In the case of Nigeria, I believe that there was actually no reason to save. I don’t think we had the luxury for a whole lot of reasons. Savings were always in foreign currency which exposes us to both the currency risk and political risk of the country in whose currency we were going to save. We can see this in the fluctuation of the euro, sterling and dollar. You can lose up to quarter of the value of your savings in the event of a serious meltdown like the one we witnessed between 2008 and 2009 where we had $22 billion in savings. I’m sure the world was in so much turmoil that we didn’t stop to check the value of the money compared to when we saved it.
Another factor that affects the saving decision is interest rate. It is instructive to differentiate nominal from real interest rates. Nominal rate has to do with absolute numbers while real interest rate is inflation-adjusted. If for instance dollar interest rate is somewhere around 2 per cent pa as it is today and inflation is 10 per cent then the saver is losing 8 per cent of income. This is because your money with the interest can only buy you about 90 per cent of what it would have bought you the previous year. So, you are better spending that money today.
For us in Nigeria, our case is even more pathetic. We are being encouraged to save money when most of our structures have failed. How can we have money in the bank when we cannot refine our petroleum products locally? How much would it cost to fix the refineries and build new ones? And no one should sell the garbage of private sector here as we are aware that licences issued as far back as 2000 to some private refinery operators have not seen the light of the day. How much have we invested in the power sector and how come we do not have power? I’m aware that even with the self-sufficiency of power in developed countries, once an investor indicates intention to go into power generation, the government puts its balance sheet behind the project.

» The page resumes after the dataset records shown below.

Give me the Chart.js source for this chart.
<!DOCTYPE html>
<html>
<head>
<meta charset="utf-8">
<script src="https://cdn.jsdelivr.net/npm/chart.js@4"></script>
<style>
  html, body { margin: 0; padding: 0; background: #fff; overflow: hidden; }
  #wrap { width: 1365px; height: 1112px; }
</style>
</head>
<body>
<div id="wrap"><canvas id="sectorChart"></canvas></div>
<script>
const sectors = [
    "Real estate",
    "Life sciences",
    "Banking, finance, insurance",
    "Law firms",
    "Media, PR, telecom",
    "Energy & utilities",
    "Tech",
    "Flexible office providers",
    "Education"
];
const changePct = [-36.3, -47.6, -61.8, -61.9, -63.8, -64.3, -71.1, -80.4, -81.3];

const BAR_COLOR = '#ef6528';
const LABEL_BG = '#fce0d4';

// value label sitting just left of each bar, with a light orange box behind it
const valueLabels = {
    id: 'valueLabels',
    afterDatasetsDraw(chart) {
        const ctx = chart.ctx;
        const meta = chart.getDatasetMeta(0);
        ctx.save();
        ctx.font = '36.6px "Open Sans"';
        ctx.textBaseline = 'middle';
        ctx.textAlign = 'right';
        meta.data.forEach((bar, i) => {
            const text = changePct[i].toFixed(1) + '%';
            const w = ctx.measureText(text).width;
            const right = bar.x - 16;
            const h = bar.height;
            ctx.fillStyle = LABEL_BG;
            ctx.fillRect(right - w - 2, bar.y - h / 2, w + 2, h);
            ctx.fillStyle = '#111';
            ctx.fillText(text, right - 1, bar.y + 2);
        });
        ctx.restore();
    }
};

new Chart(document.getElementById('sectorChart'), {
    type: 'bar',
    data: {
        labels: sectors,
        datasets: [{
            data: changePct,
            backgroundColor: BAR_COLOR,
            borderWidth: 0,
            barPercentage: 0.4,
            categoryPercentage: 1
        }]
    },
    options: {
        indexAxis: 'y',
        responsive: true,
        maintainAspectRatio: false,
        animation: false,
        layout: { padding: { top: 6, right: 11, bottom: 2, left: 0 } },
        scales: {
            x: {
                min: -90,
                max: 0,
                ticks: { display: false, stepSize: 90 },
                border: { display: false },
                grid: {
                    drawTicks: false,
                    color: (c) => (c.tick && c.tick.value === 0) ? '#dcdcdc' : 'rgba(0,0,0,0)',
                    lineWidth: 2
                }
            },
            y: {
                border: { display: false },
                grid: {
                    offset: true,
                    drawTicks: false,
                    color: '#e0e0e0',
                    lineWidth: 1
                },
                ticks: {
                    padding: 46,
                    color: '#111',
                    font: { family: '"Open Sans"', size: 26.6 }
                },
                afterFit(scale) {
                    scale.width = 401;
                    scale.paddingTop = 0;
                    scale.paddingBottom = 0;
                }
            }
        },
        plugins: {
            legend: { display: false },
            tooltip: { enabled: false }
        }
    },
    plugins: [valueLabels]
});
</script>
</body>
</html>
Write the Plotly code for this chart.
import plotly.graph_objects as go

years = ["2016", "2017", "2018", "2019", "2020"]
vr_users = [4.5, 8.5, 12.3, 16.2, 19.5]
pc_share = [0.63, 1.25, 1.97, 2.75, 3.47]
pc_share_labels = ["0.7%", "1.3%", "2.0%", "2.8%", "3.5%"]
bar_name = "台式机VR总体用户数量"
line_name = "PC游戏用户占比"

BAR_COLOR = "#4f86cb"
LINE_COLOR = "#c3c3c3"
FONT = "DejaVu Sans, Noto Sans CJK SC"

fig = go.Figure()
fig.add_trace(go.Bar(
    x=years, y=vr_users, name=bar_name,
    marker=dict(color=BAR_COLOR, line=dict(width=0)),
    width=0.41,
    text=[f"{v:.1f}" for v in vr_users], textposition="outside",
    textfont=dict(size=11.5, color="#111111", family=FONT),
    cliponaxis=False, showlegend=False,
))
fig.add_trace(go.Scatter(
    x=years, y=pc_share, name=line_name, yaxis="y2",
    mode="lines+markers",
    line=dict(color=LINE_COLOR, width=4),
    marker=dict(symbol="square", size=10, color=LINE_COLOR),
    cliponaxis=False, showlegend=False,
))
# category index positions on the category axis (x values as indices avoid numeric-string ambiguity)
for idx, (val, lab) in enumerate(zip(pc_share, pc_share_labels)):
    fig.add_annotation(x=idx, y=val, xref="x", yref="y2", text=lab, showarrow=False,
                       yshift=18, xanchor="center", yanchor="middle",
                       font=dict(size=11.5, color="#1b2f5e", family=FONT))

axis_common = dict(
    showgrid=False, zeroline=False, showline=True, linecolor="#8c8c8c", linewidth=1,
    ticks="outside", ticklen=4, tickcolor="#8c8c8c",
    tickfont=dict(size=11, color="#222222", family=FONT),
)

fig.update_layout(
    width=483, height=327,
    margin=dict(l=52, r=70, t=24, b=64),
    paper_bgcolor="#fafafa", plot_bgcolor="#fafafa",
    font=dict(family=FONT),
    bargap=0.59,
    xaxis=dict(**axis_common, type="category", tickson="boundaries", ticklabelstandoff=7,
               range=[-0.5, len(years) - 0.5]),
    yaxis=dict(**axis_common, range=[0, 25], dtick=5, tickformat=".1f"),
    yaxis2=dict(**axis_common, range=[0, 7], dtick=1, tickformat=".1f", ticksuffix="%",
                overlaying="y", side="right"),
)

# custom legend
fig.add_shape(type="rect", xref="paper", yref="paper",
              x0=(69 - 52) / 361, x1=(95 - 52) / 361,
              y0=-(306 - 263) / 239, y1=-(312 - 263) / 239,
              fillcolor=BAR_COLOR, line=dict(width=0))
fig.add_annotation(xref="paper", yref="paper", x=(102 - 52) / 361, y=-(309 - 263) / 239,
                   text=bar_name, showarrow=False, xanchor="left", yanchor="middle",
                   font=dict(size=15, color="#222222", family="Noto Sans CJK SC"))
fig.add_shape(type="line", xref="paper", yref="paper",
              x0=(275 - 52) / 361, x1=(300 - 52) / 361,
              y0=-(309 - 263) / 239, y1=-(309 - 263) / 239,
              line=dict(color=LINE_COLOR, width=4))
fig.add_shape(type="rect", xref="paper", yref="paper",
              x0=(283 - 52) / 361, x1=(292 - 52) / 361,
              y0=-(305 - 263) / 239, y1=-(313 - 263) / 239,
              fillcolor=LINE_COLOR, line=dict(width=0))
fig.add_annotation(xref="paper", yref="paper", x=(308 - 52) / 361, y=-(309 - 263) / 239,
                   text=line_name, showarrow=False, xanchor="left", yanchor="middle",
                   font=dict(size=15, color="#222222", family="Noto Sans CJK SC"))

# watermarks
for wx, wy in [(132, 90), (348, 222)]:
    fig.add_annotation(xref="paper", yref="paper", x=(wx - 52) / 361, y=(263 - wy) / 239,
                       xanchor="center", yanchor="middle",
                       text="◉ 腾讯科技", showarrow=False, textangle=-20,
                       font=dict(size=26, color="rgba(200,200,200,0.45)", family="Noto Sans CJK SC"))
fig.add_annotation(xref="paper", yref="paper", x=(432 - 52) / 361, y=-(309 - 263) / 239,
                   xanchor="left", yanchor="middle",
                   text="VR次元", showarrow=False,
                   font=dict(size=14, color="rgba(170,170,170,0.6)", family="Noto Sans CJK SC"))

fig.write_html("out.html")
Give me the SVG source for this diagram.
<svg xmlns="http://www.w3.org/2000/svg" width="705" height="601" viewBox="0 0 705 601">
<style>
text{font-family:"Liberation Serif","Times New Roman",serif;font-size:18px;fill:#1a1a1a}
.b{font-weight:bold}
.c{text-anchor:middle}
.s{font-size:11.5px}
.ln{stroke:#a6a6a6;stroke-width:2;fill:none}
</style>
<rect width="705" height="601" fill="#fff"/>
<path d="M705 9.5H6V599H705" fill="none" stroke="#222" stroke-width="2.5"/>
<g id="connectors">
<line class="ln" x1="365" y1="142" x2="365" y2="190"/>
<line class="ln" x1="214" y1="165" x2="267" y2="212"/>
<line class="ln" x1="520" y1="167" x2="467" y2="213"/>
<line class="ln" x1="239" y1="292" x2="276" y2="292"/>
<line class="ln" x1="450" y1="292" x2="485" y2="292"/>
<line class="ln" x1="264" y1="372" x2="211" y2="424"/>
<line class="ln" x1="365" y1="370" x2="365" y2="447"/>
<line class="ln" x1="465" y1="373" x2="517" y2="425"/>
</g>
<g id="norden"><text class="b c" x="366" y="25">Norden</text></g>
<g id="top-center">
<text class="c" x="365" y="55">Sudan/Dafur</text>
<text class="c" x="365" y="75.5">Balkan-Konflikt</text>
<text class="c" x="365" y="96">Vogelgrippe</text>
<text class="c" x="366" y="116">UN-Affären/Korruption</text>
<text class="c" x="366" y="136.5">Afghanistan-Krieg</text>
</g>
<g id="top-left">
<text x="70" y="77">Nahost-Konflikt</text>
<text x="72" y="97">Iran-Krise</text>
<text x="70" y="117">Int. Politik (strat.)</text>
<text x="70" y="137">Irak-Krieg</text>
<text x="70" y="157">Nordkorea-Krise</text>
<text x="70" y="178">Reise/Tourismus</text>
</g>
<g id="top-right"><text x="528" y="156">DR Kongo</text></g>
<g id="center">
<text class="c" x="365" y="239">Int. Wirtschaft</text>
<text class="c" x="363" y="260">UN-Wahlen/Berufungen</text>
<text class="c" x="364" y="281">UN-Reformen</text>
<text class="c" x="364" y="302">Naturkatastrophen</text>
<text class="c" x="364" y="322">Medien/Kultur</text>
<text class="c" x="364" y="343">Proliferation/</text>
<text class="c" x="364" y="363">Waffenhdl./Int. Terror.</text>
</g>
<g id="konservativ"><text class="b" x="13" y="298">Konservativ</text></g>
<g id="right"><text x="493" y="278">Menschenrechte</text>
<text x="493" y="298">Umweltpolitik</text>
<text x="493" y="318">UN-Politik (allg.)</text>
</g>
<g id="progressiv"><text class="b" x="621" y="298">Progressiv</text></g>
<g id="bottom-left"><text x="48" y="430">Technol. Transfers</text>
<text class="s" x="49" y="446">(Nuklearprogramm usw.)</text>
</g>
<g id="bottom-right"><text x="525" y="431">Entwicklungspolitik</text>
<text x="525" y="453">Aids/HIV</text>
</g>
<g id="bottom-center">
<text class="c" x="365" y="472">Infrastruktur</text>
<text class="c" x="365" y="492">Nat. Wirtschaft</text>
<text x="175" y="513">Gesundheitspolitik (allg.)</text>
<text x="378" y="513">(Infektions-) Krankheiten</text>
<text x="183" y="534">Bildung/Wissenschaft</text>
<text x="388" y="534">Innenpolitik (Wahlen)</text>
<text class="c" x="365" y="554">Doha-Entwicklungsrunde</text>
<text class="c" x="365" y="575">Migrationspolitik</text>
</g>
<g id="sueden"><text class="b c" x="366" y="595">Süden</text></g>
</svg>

How about job creation and industrialisation? Is it not government’s responsibility to drive these? Someone would be quick to say it is not the job of government and I will refer the person to history of industrialised economies. Government showed the way and the people followed. Should we rather leave our money in the bank and ply dangerous and terrible roads as is the case in most parts of the country? How much would it cost to fix majority of our roads? Can we compare that with the benefits? How come our rails had not been used in 20 years? How come we failed to maintain the ones built by the colonial masters even if we couldn’t build new ones? Thank God we are looking at rails now, but I must use this opportunity to call on all concerned to ensure that we are not building the outdated and slow narrow gauge rails in 2016. The acceptable minimum should be the standard gauge. We can continue to wait if we are unable to finance it. Still on what to do with our money than leave it in a savings account in JP Morgan Chase, we need to invest in our waterways, Education, healthcare delivery and security. Until we have sorted out ourselves in these areas to guarantee minimum standards in quality of living, any savings we are making is simply meaningless. It can be likened to a man who puts all his earnings in the bank while his whole family is being ravaged by hunger and deprivation.